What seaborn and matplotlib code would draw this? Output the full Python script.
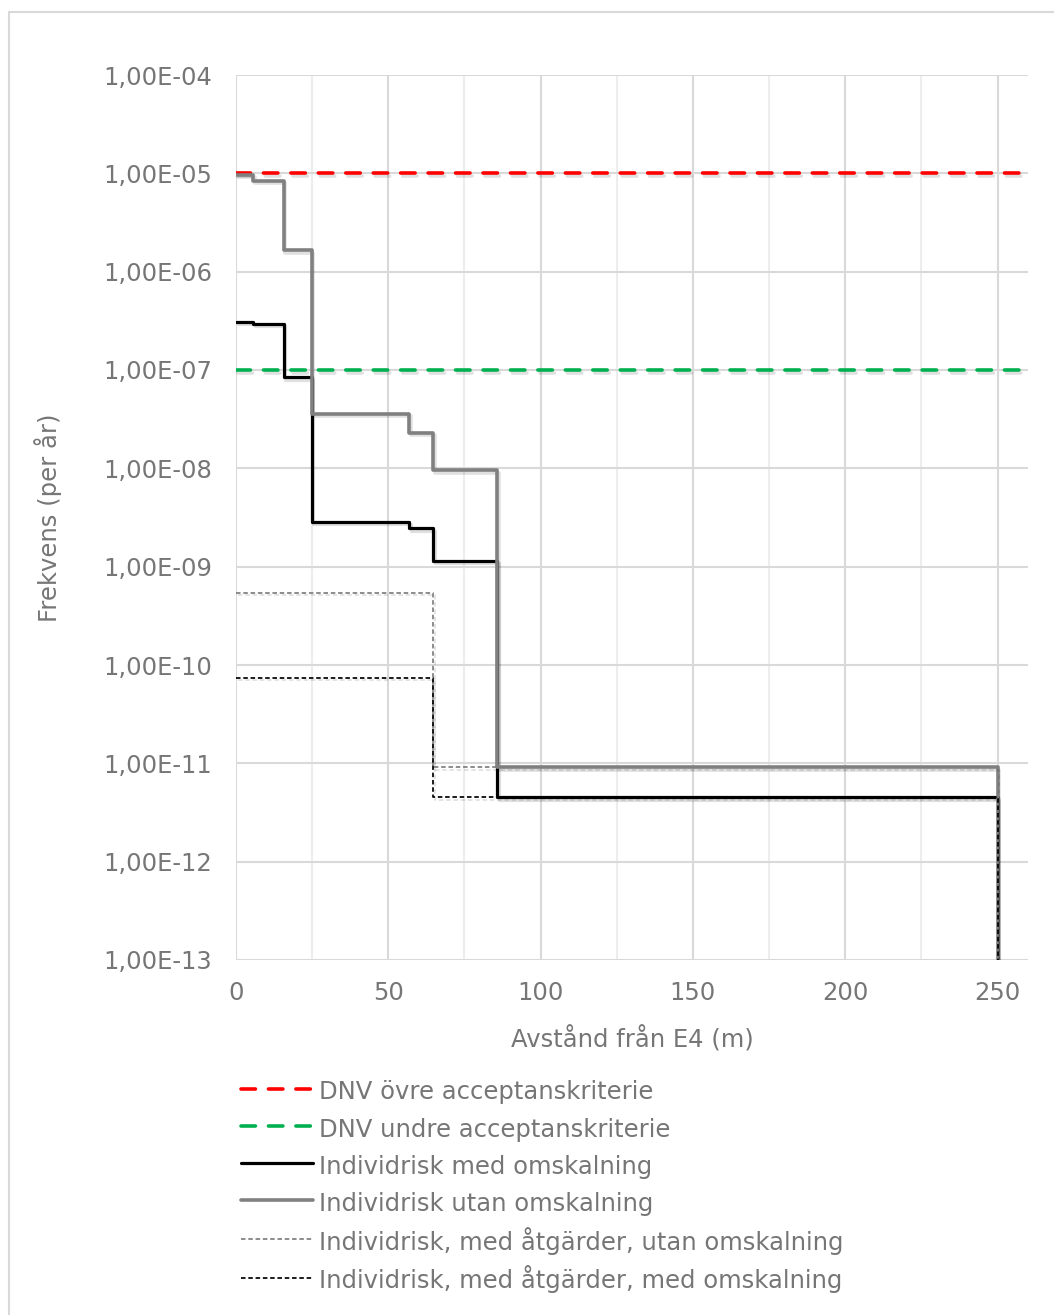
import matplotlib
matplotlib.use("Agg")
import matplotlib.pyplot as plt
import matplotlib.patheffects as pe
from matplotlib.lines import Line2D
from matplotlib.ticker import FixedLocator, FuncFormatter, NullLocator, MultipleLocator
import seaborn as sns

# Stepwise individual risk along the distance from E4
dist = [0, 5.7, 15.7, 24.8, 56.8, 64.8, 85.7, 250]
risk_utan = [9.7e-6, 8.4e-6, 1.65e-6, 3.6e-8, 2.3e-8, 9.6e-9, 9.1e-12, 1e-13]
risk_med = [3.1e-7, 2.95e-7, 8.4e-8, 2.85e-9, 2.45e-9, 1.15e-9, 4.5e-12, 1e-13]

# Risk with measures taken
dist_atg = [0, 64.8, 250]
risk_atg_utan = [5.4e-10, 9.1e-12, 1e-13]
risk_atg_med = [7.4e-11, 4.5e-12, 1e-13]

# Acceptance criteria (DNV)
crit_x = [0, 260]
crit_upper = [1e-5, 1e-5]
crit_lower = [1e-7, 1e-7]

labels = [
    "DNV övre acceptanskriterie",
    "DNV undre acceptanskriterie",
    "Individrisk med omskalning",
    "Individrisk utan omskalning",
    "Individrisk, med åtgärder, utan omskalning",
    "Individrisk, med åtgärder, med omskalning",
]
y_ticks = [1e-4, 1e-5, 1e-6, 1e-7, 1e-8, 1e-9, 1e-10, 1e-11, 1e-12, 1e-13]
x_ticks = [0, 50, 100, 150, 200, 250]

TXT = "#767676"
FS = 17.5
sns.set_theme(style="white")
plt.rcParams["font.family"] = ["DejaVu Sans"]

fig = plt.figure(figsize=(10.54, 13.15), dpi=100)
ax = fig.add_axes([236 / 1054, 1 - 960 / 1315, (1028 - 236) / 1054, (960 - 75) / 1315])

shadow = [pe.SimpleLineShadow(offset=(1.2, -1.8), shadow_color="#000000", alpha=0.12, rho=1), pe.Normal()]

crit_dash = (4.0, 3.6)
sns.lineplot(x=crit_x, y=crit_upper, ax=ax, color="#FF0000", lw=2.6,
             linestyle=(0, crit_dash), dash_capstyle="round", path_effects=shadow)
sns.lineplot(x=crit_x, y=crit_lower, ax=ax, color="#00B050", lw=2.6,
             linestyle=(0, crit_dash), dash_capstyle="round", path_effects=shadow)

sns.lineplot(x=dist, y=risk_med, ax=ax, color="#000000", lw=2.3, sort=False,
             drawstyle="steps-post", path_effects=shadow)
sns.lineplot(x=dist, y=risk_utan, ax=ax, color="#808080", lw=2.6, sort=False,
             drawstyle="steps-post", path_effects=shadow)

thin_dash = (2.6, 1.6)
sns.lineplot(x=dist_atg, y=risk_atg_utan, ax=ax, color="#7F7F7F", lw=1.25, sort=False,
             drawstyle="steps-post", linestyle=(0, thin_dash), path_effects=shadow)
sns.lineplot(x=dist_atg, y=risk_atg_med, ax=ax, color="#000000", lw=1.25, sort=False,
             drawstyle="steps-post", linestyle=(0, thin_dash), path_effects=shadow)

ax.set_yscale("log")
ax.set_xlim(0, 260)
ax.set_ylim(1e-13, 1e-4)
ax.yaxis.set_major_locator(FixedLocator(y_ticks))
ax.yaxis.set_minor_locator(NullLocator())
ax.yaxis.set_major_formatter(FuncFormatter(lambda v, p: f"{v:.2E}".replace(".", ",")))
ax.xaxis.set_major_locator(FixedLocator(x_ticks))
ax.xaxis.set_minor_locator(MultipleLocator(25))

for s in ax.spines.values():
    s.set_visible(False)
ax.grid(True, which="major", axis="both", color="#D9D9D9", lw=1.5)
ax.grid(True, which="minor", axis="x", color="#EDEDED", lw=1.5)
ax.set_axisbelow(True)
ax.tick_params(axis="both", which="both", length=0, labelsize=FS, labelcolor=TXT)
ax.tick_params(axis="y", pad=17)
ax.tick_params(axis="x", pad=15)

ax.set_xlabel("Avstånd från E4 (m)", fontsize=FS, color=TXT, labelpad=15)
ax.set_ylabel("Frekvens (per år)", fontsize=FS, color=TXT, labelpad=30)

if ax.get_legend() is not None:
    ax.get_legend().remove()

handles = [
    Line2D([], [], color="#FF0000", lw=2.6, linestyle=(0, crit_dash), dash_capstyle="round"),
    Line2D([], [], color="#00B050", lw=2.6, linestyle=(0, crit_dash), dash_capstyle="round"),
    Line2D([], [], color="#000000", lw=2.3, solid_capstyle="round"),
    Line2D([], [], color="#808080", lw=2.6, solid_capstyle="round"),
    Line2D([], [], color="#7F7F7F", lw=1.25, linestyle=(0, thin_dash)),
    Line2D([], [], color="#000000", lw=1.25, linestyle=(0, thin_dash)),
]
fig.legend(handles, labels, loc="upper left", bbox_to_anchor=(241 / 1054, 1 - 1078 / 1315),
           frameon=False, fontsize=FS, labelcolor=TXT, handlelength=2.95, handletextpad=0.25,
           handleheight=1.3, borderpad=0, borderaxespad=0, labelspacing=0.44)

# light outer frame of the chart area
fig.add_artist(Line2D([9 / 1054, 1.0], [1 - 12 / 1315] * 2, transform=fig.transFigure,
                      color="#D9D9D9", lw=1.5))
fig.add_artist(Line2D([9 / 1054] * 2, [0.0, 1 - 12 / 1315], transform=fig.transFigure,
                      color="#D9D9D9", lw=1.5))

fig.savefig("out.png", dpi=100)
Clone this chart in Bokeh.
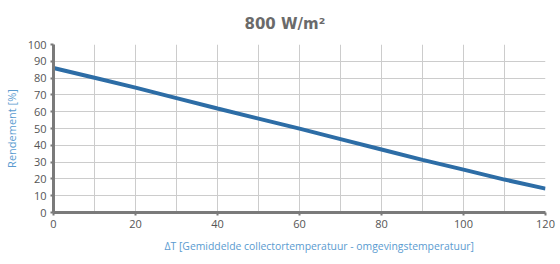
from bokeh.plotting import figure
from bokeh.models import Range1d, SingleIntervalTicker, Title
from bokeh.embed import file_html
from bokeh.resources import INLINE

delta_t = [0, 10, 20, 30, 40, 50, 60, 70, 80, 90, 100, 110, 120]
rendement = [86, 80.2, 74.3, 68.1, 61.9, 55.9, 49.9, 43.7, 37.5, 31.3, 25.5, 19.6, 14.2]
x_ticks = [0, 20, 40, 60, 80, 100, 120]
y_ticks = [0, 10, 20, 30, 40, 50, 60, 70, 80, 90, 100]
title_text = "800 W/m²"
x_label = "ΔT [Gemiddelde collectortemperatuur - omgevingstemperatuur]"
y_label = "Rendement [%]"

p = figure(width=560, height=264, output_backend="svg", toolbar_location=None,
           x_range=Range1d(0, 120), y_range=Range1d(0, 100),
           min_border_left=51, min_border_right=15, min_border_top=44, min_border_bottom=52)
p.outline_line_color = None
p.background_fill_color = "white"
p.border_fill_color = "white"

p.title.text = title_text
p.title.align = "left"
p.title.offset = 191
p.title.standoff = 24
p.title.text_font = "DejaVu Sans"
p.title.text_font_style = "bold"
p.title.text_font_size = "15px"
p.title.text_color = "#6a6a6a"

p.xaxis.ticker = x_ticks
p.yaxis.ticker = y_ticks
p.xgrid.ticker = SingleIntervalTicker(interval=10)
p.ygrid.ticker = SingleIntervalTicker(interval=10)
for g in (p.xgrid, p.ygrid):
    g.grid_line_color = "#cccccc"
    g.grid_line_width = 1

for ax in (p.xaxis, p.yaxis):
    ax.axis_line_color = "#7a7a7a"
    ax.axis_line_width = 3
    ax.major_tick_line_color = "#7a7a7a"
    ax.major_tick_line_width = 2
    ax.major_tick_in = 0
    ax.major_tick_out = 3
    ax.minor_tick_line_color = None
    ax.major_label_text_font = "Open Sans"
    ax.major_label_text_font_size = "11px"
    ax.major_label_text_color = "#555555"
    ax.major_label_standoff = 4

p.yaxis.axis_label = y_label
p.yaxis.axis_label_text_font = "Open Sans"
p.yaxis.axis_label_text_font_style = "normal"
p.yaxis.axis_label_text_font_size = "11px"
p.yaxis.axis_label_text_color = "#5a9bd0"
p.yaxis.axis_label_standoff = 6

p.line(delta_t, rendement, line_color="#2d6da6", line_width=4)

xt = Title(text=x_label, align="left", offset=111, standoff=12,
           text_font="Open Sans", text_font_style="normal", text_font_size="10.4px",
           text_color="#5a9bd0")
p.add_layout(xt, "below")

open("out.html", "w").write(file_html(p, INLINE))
________
**GIVEN REQUEST**
Leave out every picture, and repeat word for word only the lines from the one holding "Clone this chart in Bokeh." through the end of the entries above, both ends included.

**RESULT**
Clone this chart in Bokeh.
from bokeh.plotting import figure
from bokeh.models import Range1d, SingleIntervalTicker, Title
from bokeh.embed import file_html
from bokeh.resources import INLINE

delta_t = [0, 10, 20, 30, 40, 50, 60, 70, 80, 90, 100, 110, 120]
rendement = [86, 80.2, 74.3, 68.1, 61.9, 55.9, 49.9, 43.7, 37.5, 31.3, 25.5, 19.6, 14.2]
x_ticks = [0, 20, 40, 60, 80, 100, 120]
y_ticks = [0, 10, 20, 30, 40, 50, 60, 70, 80, 90, 100]
title_text = "800 W/m²"
x_label = "ΔT [Gemiddelde collectortemperatuur - omgevingstemperatuur]"
y_label = "Rendement [%]"

p = figure(width=560, height=264, output_backend="svg", toolbar_location=None,
           x_range=Range1d(0, 120), y_range=Range1d(0, 100),
           min_border_left=51, min_border_right=15, min_border_top=44, min_border_bottom=52)
p.outline_line_color = None
p.background_fill_color = "white"
p.border_fill_color = "white"

p.title.text = title_text
p.title.align = "left"
p.title.offset = 191
p.title.standoff = 24
p.title.text_font = "DejaVu Sans"
p.title.text_font_style = "bold"
p.title.text_font_size = "15px"
p.title.text_color = "#6a6a6a"

p.xaxis.ticker = x_ticks
p.yaxis.ticker = y_ticks
p.xgrid.ticker = SingleIntervalTicker(interval=10)
p.ygrid.ticker = SingleIntervalTicker(interval=10)
for g in (p.xgrid, p.ygrid):
    g.grid_line_color = "#cccccc"
    g.grid_line_width = 1

for ax in (p.xaxis, p.yaxis):
    ax.axis_line_color = "#7a7a7a"
    ax.axis_line_width = 3
    ax.major_tick_line_color = "#7a7a7a"
    ax.major_tick_line_width = 2
    ax.major_tick_in = 0
    ax.major_tick_out = 3
    ax.minor_tick_line_color = None
    ax.major_label_text_font = "Open Sans"
    ax.major_label_text_font_size = "11px"
    ax.major_label_text_color = "#555555"
    ax.major_label_standoff = 4

p.yaxis.axis_label = y_label
p.yaxis.axis_label_text_font = "Open Sans"
p.yaxis.axis_label_text_font_style = "normal"
p.yaxis.axis_label_text_font_size = "11px"
p.yaxis.axis_label_text_color = "#5a9bd0"
p.yaxis.axis_label_standoff = 6

p.line(delta_t, rendement, line_color="#2d6da6", line_width=4)

xt = Title(text=x_label, align="left", offset=111, standoff=12,
           text_font="Open Sans", text_font_style="normal", text_font_size="10.4px",
           text_color="#5a9bd0")
p.add_layout(xt, "below")

open("out.html", "w").write(file_html(p, INLINE))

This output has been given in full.